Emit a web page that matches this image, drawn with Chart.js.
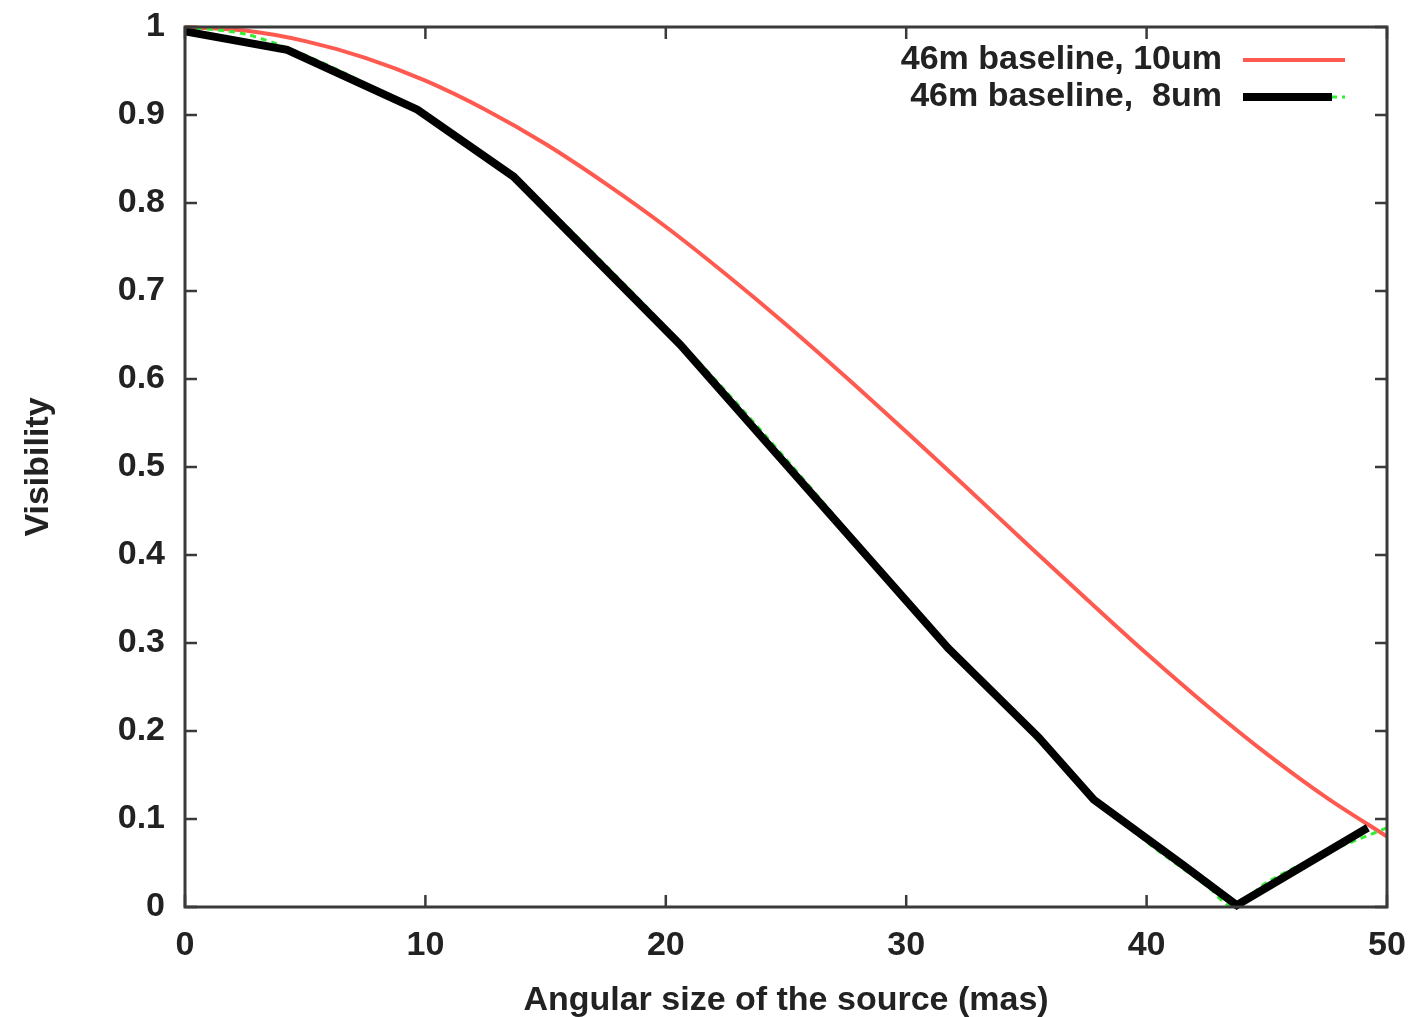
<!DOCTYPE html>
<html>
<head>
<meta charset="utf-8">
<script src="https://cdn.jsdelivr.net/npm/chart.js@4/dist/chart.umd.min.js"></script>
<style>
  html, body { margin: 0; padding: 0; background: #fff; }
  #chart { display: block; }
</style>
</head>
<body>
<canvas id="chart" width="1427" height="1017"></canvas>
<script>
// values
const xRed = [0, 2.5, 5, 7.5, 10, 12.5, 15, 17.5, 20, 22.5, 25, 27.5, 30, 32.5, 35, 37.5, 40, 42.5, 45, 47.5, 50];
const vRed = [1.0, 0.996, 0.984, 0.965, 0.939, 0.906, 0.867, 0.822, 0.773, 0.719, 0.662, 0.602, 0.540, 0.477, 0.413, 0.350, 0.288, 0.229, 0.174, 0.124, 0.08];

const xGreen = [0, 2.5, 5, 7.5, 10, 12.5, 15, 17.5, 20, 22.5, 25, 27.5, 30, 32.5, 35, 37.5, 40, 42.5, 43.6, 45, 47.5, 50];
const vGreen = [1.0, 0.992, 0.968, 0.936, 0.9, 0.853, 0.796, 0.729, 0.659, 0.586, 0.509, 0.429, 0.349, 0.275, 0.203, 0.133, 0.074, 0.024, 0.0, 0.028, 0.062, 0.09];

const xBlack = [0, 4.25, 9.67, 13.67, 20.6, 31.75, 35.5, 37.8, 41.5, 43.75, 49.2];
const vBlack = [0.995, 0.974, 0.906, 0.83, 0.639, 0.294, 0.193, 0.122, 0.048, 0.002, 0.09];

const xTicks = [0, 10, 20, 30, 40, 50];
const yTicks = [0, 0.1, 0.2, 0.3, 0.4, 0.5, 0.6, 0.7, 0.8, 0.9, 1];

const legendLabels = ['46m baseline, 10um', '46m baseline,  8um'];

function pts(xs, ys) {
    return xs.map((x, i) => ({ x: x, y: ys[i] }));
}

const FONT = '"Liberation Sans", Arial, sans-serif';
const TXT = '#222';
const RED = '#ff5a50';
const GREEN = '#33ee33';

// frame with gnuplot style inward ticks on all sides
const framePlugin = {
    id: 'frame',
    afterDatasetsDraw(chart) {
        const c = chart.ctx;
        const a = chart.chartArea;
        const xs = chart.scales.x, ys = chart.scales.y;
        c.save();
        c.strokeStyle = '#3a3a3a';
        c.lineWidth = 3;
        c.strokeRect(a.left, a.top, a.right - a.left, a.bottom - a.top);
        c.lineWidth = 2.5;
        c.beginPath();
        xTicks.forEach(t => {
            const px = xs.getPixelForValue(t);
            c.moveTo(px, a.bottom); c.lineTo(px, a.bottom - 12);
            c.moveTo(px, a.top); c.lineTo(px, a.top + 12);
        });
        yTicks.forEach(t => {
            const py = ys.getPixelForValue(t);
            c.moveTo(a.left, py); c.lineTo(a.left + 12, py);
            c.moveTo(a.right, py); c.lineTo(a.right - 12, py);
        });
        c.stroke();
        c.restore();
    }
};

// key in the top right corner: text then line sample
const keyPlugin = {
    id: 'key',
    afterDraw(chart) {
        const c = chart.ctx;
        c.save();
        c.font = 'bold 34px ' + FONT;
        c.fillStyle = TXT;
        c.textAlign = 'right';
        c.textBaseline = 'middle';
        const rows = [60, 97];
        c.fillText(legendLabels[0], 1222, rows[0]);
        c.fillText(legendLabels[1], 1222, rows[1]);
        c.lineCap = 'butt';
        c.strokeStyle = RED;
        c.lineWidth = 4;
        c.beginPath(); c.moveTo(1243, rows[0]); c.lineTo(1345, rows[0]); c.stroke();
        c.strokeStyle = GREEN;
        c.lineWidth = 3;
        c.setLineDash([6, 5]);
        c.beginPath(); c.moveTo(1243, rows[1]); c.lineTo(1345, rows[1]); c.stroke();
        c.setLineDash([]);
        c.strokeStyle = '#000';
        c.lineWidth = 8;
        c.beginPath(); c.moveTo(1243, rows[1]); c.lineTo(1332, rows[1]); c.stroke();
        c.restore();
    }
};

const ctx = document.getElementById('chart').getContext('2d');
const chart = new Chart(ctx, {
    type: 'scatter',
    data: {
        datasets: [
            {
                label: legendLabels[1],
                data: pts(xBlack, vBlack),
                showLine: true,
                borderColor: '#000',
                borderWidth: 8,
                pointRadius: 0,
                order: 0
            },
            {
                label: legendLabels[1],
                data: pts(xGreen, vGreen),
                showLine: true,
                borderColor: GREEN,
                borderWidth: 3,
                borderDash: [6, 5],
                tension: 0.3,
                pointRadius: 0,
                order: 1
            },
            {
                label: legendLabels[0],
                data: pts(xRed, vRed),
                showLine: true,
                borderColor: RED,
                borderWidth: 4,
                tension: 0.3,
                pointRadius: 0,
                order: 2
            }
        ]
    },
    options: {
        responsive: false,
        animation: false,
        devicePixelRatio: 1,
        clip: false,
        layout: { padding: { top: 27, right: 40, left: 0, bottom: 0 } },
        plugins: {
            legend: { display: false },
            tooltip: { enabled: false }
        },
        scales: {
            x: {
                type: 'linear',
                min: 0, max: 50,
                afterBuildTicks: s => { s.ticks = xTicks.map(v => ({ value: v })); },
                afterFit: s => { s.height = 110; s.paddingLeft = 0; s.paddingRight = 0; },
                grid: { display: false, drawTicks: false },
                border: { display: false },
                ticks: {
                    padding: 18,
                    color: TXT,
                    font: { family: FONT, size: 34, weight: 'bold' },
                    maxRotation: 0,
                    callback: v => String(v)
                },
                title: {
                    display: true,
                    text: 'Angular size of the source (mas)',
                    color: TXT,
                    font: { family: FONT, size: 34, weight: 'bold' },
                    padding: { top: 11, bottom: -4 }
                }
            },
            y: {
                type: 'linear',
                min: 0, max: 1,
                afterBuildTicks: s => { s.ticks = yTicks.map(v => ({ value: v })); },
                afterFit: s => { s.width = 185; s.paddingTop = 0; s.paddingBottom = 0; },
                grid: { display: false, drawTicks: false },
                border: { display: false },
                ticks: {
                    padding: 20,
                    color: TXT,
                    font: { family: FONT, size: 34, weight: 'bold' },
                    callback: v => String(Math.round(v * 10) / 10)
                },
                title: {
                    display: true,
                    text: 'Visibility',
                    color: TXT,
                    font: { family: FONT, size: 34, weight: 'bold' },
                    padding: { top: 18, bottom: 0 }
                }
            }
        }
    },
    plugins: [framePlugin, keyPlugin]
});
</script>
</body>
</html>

********

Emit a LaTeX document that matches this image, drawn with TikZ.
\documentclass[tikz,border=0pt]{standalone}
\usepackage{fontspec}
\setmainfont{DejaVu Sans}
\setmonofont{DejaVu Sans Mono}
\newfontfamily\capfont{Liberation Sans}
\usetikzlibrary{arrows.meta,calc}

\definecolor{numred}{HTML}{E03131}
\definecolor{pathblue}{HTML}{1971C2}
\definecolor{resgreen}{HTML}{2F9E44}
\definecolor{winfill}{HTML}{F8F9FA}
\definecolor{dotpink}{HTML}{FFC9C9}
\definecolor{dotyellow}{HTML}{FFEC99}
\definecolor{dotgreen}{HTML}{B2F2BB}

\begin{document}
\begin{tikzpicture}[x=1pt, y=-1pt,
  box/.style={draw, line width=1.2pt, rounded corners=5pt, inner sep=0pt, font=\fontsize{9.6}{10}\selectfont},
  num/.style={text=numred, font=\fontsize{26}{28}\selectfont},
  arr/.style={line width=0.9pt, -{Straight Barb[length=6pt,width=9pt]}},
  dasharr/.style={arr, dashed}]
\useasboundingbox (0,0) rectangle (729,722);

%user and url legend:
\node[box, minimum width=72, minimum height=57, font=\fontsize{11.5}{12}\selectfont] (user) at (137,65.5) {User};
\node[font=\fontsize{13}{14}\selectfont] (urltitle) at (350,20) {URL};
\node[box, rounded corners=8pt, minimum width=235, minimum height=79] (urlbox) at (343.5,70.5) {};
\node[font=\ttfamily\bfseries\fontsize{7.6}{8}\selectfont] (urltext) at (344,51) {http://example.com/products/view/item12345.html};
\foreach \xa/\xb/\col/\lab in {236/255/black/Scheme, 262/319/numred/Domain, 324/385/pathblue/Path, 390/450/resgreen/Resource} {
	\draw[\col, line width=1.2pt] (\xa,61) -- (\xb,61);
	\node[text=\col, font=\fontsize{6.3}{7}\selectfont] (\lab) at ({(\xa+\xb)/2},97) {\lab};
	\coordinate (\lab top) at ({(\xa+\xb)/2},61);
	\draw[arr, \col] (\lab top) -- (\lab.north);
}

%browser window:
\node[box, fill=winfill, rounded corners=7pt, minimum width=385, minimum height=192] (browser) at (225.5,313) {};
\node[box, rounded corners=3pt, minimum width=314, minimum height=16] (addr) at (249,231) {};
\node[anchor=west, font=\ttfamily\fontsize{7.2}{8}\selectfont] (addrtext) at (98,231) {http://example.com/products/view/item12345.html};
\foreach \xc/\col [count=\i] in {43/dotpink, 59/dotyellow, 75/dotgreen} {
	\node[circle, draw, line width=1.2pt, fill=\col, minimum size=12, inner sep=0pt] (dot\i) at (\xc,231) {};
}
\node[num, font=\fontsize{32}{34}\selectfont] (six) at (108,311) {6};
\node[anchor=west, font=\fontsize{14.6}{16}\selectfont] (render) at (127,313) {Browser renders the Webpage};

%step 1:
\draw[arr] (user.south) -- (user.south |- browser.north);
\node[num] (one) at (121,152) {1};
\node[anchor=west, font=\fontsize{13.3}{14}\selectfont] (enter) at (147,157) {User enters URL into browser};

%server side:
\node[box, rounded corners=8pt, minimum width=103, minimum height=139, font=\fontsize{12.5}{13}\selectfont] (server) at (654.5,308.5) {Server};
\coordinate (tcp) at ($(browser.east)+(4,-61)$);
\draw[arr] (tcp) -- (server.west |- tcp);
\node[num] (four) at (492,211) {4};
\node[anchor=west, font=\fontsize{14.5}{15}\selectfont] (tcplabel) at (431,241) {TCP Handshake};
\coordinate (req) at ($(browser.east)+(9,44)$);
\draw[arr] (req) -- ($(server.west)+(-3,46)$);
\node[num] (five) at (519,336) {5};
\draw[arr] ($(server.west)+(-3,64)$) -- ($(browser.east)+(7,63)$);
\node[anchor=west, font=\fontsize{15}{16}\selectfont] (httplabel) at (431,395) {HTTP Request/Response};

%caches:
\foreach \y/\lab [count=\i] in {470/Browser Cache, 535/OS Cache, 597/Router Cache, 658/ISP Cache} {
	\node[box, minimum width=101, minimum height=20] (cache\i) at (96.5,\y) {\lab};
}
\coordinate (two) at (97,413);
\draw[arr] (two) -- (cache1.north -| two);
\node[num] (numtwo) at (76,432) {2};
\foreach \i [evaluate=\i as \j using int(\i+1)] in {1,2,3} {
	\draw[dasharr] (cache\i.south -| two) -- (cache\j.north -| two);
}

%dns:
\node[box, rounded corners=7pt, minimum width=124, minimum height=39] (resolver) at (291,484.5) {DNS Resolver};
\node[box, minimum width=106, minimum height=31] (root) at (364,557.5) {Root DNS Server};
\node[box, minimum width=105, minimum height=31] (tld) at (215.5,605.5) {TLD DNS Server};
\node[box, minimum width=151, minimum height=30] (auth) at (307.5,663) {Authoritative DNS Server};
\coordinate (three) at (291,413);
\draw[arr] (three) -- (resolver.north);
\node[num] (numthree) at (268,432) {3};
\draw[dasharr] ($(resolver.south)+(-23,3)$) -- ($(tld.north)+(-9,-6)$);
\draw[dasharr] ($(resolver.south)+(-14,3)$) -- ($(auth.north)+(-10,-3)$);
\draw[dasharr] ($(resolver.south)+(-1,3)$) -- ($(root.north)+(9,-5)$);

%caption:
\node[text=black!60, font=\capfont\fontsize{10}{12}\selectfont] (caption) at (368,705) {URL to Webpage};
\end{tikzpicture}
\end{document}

********

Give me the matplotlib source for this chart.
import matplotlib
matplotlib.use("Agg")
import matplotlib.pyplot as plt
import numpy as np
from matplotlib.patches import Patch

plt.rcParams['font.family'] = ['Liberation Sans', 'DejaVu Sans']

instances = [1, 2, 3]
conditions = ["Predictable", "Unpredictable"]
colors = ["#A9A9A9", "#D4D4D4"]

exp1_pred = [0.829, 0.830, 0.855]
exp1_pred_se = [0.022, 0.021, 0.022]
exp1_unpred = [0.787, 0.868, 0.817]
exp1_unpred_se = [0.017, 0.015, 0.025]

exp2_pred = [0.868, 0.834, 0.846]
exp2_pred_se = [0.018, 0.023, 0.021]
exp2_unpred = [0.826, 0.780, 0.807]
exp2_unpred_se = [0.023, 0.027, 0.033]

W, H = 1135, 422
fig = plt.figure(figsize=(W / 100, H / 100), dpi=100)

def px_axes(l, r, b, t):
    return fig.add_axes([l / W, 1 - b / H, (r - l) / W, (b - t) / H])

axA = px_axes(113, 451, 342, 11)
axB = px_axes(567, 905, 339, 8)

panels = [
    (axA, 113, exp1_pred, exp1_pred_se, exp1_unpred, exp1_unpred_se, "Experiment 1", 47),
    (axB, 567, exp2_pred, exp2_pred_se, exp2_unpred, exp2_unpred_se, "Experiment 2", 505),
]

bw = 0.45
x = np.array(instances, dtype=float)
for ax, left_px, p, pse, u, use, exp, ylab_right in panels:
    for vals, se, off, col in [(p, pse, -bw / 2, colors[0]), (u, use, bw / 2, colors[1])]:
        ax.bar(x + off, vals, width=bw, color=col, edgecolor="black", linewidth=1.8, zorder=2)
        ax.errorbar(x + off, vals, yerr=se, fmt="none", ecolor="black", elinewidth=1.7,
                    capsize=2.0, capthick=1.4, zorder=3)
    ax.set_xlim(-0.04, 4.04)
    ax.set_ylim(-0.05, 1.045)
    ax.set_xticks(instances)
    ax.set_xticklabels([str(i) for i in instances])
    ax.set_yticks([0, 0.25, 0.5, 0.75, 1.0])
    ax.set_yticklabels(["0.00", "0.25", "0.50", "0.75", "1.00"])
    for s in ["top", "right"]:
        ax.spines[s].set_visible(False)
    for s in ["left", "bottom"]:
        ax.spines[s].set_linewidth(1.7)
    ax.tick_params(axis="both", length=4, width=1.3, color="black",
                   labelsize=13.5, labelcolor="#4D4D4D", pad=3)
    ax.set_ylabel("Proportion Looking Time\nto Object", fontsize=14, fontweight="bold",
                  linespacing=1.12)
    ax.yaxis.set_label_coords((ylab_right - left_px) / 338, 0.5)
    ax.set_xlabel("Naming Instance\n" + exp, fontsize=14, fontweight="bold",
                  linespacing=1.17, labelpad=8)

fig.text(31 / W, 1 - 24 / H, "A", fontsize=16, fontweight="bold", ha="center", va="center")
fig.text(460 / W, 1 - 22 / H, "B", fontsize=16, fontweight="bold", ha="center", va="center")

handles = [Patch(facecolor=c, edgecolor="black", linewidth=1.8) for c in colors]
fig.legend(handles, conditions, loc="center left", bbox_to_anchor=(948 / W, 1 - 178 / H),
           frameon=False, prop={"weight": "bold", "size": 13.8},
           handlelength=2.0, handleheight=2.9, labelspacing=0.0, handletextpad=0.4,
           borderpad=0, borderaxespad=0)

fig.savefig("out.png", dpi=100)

********

--- The task ---
With the pictures removed from your copy, retype the lines above from the one that contains "Emit a web page" through the one that contains "const GREEN = '#33ee33';", exactly.

--- Result of the exercise ---
Emit a web page that matches this image, drawn with Chart.js.
<!DOCTYPE html>
<html>
<head>
<meta charset="utf-8">
<script src="https://cdn.jsdelivr.net/npm/chart.js@4/dist/chart.umd.min.js"></script>
<style>
  html, body { margin: 0; padding: 0; background: #fff; }
  #chart { display: block; }
</style>
</head>
<body>
<canvas id="chart" width="1427" height="1017"></canvas>
<script>
// values
const xRed = [0, 2.5, 5, 7.5, 10, 12.5, 15, 17.5, 20, 22.5, 25, 27.5, 30, 32.5, 35, 37.5, 40, 42.5, 45, 47.5, 50];
const vRed = [1.0, 0.996, 0.984, 0.965, 0.939, 0.906, 0.867, 0.822, 0.773, 0.719, 0.662, 0.602, 0.540, 0.477, 0.413, 0.350, 0.288, 0.229, 0.174, 0.124, 0.08];

const xGreen = [0, 2.5, 5, 7.5, 10, 12.5, 15, 17.5, 20, 22.5, 25, 27.5, 30, 32.5, 35, 37.5, 40, 42.5, 43.6, 45, 47.5, 50];
const vGreen = [1.0, 0.992, 0.968, 0.936, 0.9, 0.853, 0.796, 0.729, 0.659, 0.586, 0.509, 0.429, 0.349, 0.275, 0.203, 0.133, 0.074, 0.024, 0.0, 0.028, 0.062, 0.09];

const xBlack = [0, 4.25, 9.67, 13.67, 20.6, 31.75, 35.5, 37.8, 41.5, 43.75, 49.2];
const vBlack = [0.995, 0.974, 0.906, 0.83, 0.639, 0.294, 0.193, 0.122, 0.048, 0.002, 0.09];

const xTicks = [0, 10, 20, 30, 40, 50];
const yTicks = [0, 0.1, 0.2, 0.3, 0.4, 0.5, 0.6, 0.7, 0.8, 0.9, 1];

const legendLabels = ['46m baseline, 10um', '46m baseline,  8um'];

function pts(xs, ys) {
    return xs.map((x, i) => ({ x: x, y: ys[i] }));
}

const FONT = '"Liberation Sans", Arial, sans-serif';
const TXT = '#222';
const RED = '#ff5a50';
const GREEN = '#33ee33';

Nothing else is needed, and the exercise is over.